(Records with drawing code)
= = = =
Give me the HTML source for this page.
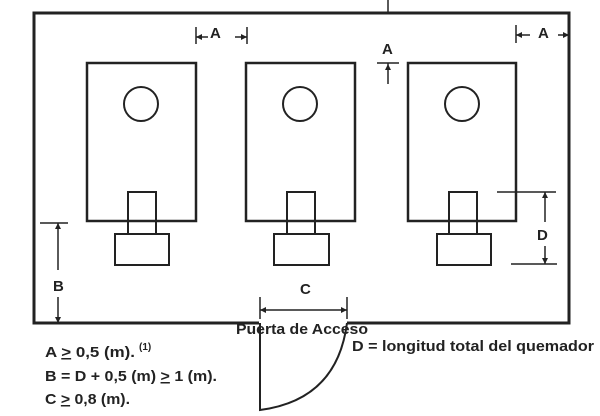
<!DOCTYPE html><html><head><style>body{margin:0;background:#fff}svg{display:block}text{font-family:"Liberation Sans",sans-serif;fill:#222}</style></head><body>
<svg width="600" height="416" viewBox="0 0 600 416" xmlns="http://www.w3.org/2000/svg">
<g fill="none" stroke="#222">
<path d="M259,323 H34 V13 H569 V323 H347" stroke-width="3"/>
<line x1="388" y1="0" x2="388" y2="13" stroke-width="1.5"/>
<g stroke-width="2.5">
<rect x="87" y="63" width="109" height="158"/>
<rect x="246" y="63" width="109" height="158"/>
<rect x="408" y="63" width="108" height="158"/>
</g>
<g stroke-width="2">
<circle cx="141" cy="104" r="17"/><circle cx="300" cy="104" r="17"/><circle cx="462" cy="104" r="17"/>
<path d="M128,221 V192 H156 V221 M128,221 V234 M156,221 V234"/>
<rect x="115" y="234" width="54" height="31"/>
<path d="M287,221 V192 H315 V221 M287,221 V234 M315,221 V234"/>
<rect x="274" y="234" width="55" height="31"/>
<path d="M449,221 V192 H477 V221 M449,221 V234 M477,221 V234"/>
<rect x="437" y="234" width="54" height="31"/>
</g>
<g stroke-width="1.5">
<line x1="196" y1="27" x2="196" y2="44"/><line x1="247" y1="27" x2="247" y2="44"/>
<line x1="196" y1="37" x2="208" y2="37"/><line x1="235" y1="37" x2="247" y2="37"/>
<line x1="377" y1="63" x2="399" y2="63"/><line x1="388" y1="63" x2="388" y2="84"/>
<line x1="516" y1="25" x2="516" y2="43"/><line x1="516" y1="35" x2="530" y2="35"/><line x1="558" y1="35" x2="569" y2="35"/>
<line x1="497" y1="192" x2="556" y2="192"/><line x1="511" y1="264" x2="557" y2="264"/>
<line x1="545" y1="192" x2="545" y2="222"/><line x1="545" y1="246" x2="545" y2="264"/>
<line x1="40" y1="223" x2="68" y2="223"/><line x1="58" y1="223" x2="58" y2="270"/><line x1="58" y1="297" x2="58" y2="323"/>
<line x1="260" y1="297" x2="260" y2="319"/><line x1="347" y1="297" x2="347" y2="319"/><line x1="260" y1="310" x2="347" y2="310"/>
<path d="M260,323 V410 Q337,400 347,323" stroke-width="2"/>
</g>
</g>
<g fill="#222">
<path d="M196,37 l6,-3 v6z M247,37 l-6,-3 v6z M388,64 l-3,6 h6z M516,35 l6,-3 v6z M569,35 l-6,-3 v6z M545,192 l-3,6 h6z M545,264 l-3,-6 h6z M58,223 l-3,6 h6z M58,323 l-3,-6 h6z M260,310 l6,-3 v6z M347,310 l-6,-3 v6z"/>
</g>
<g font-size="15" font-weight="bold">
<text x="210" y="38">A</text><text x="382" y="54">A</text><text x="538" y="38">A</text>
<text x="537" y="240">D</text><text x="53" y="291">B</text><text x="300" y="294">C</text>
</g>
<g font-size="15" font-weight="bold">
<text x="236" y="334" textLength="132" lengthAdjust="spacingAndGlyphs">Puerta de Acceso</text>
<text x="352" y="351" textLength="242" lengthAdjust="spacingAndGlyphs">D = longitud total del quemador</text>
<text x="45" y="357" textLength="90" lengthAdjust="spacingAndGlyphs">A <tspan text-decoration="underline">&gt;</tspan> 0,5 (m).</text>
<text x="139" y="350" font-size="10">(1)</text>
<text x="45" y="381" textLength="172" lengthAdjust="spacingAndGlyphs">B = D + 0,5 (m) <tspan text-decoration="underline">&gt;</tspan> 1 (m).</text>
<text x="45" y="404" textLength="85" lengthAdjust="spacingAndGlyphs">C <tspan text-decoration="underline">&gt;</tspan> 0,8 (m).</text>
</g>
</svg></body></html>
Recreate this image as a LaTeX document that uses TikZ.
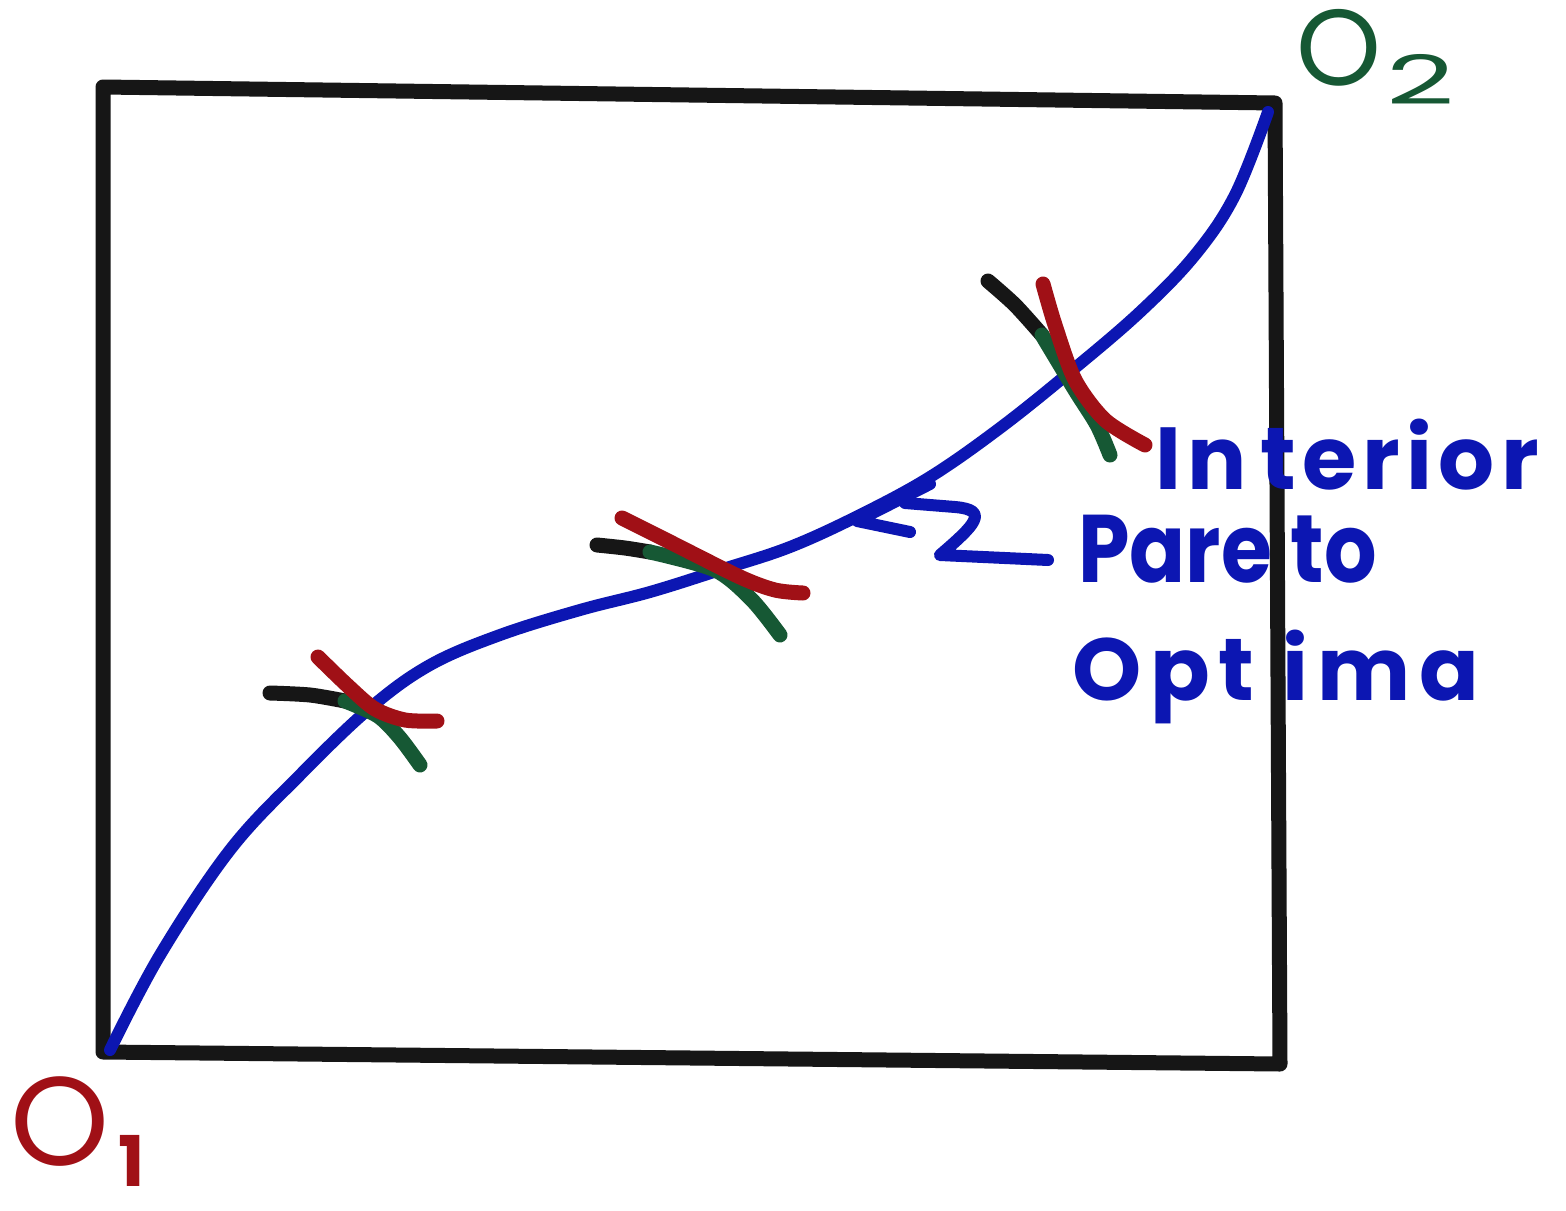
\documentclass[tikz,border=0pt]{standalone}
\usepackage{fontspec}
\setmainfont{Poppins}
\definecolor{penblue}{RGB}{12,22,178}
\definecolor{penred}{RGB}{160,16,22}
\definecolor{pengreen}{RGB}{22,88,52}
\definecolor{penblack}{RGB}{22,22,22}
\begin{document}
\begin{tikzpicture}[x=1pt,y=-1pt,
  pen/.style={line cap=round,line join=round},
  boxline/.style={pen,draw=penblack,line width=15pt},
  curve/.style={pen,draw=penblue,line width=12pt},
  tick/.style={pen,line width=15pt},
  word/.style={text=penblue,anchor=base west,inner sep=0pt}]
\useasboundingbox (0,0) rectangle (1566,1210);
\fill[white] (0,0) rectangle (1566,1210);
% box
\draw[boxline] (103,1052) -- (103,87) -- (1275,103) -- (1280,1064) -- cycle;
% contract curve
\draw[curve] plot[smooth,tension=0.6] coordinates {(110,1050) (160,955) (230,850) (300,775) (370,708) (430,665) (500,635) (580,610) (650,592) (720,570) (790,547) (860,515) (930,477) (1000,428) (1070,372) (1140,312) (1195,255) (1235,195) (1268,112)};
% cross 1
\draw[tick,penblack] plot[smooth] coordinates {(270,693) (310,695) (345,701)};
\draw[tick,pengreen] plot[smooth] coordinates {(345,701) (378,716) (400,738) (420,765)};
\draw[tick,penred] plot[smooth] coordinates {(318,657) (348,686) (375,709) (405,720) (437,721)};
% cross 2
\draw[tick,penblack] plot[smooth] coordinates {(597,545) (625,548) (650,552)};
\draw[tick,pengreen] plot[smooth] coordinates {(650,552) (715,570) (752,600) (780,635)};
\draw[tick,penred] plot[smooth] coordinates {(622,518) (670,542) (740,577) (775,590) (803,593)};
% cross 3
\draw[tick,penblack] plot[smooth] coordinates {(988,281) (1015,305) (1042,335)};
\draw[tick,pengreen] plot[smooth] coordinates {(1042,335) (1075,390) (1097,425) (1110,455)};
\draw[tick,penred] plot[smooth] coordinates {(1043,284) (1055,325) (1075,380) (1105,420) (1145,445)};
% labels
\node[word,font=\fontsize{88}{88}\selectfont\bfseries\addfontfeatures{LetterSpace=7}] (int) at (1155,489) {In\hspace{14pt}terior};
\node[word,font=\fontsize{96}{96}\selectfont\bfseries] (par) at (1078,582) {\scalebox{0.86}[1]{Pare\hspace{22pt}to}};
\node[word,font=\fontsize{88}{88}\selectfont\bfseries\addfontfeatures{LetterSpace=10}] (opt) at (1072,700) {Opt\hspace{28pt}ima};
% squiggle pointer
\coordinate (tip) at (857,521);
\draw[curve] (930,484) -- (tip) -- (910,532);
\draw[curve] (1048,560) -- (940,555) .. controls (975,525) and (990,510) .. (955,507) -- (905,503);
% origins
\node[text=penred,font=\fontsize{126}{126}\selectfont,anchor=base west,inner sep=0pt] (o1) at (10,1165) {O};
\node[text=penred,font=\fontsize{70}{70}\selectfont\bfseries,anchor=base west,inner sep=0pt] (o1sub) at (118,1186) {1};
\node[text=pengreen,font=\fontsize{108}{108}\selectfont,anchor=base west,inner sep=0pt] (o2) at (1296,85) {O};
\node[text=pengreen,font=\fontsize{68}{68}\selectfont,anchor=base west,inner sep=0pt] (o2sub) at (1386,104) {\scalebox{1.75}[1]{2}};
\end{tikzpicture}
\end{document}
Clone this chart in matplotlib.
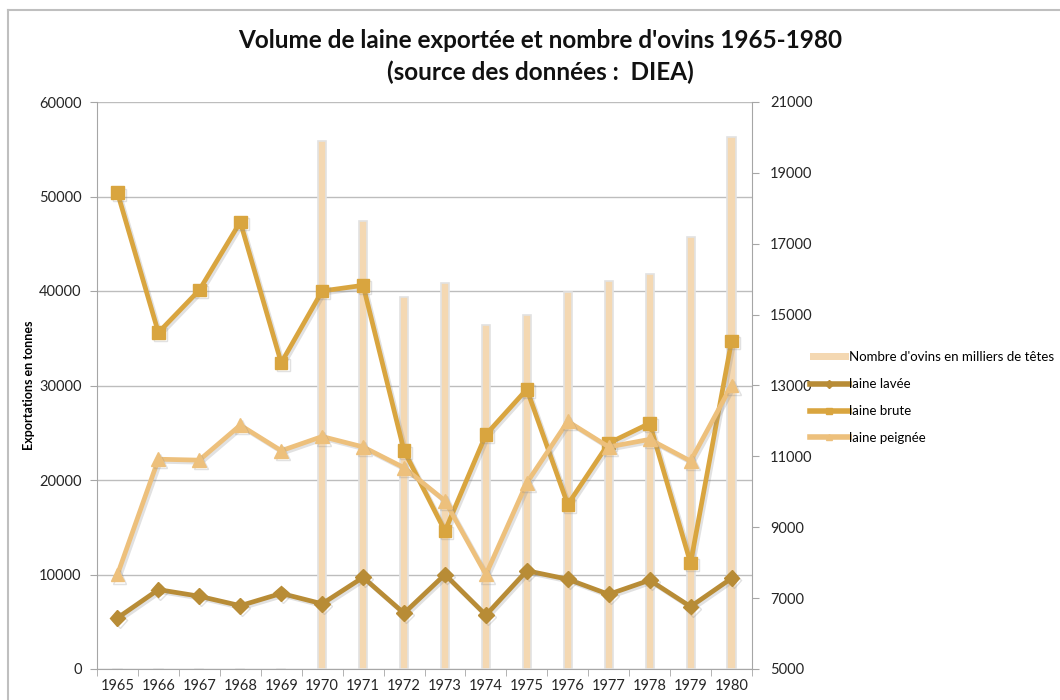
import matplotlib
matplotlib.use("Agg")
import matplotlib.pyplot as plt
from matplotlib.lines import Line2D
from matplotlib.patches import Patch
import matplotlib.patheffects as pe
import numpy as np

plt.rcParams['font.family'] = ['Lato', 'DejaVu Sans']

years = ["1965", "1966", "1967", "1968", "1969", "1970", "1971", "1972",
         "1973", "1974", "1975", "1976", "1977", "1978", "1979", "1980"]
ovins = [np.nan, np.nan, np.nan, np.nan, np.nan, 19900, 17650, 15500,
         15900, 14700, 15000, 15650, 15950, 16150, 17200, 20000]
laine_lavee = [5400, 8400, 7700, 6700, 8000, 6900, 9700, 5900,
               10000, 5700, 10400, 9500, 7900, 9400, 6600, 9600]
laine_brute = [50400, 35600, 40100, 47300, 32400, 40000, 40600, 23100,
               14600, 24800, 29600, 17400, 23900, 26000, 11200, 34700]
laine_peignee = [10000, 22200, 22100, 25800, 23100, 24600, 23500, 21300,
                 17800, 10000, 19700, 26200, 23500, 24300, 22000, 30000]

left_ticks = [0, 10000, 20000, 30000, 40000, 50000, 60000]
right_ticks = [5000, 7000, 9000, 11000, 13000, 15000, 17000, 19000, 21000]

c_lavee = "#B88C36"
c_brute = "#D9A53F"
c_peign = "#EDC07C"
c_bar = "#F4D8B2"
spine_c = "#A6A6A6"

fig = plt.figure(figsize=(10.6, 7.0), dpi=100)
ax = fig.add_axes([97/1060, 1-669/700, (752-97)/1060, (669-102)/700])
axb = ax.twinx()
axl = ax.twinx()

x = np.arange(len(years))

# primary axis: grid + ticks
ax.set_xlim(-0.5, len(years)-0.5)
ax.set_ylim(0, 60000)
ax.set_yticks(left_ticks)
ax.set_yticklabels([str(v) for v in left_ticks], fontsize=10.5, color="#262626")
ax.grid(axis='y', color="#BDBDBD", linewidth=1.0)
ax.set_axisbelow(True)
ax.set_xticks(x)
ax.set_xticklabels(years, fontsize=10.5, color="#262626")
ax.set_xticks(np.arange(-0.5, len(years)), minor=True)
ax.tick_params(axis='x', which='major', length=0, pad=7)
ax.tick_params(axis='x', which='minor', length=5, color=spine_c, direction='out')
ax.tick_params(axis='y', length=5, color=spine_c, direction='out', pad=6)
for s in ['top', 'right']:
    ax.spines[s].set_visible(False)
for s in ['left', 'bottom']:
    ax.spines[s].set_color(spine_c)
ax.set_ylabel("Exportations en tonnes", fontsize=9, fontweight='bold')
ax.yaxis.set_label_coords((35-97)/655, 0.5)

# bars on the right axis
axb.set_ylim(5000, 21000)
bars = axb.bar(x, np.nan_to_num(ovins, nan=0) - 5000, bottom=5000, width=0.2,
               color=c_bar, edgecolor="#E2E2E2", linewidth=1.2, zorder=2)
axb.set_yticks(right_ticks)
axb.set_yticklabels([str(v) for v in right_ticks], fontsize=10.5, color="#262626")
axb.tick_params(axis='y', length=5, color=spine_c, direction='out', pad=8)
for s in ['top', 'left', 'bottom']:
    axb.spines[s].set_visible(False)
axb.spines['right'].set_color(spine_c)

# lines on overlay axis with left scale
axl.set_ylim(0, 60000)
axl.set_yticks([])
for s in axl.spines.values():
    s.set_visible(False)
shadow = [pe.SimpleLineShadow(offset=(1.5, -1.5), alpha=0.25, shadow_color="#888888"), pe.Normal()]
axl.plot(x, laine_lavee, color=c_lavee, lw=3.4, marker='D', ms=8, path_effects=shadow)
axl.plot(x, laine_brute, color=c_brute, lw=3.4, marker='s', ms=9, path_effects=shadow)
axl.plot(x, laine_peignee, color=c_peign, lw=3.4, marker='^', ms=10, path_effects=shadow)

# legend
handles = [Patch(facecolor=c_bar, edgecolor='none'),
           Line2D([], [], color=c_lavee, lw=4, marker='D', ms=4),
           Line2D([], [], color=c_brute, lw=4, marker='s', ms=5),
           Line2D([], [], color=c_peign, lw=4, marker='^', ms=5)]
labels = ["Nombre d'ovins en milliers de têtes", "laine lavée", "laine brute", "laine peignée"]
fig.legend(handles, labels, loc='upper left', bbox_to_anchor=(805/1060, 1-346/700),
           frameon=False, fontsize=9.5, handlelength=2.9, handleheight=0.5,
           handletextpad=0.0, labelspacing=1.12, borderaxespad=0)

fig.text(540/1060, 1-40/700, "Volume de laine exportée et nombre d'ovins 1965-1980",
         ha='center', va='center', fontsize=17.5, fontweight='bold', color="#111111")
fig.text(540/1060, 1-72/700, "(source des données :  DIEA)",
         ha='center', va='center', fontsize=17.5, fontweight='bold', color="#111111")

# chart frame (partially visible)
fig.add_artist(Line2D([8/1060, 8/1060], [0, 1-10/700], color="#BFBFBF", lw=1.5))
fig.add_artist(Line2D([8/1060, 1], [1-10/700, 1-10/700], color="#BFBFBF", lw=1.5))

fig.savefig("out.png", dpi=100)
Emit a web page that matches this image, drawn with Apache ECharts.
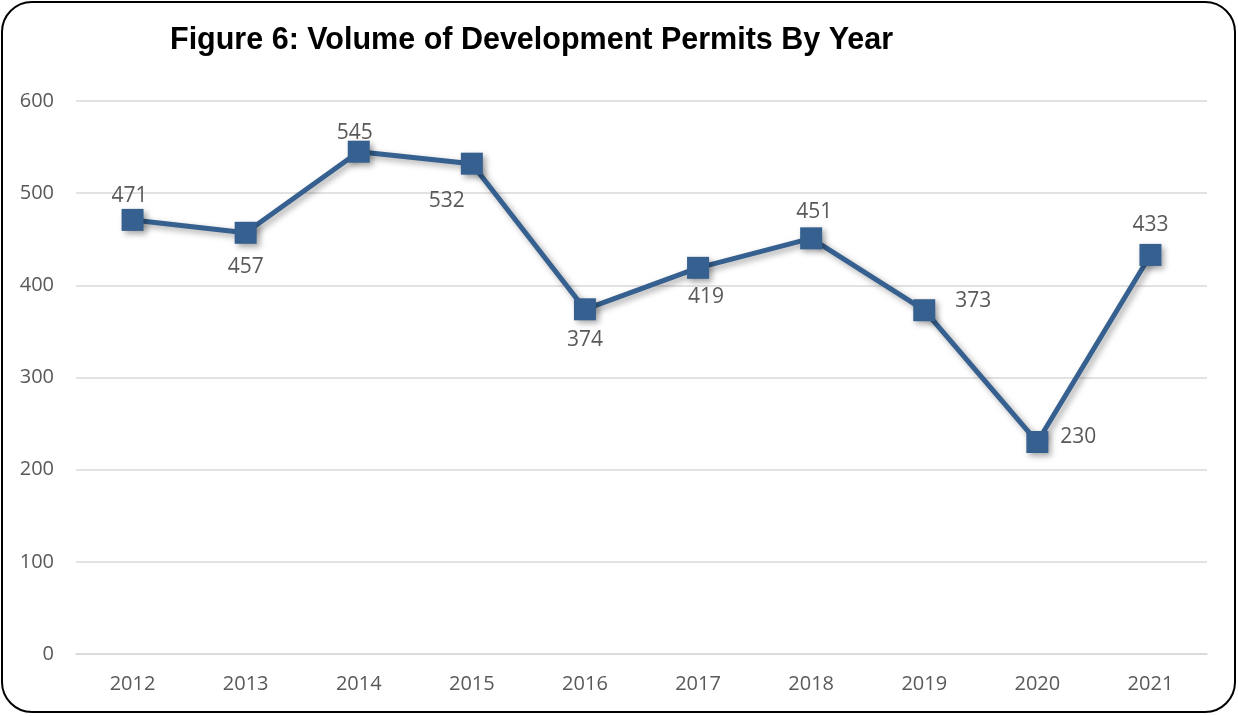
= = = =
◆ THE EXERCISE: Above are records with pictures. Reproduce exactly only the lines from the line with "Clone this chart in matplotlib." through the line with "plt.rcParams['font.family'] = ['Lato', 'DejaVu", both ends included, and leave the pictures out.

◆ RESPONSE:
Clone this chart in matplotlib.
import matplotlib
matplotlib.use("Agg")
import matplotlib.pyplot as plt
from matplotlib.lines import Line2D
from matplotlib.patches import Patch
import matplotlib.patheffects as pe
import numpy as np

plt.rcParams['font.family'] = ['Lato', 'DejaVu Sans']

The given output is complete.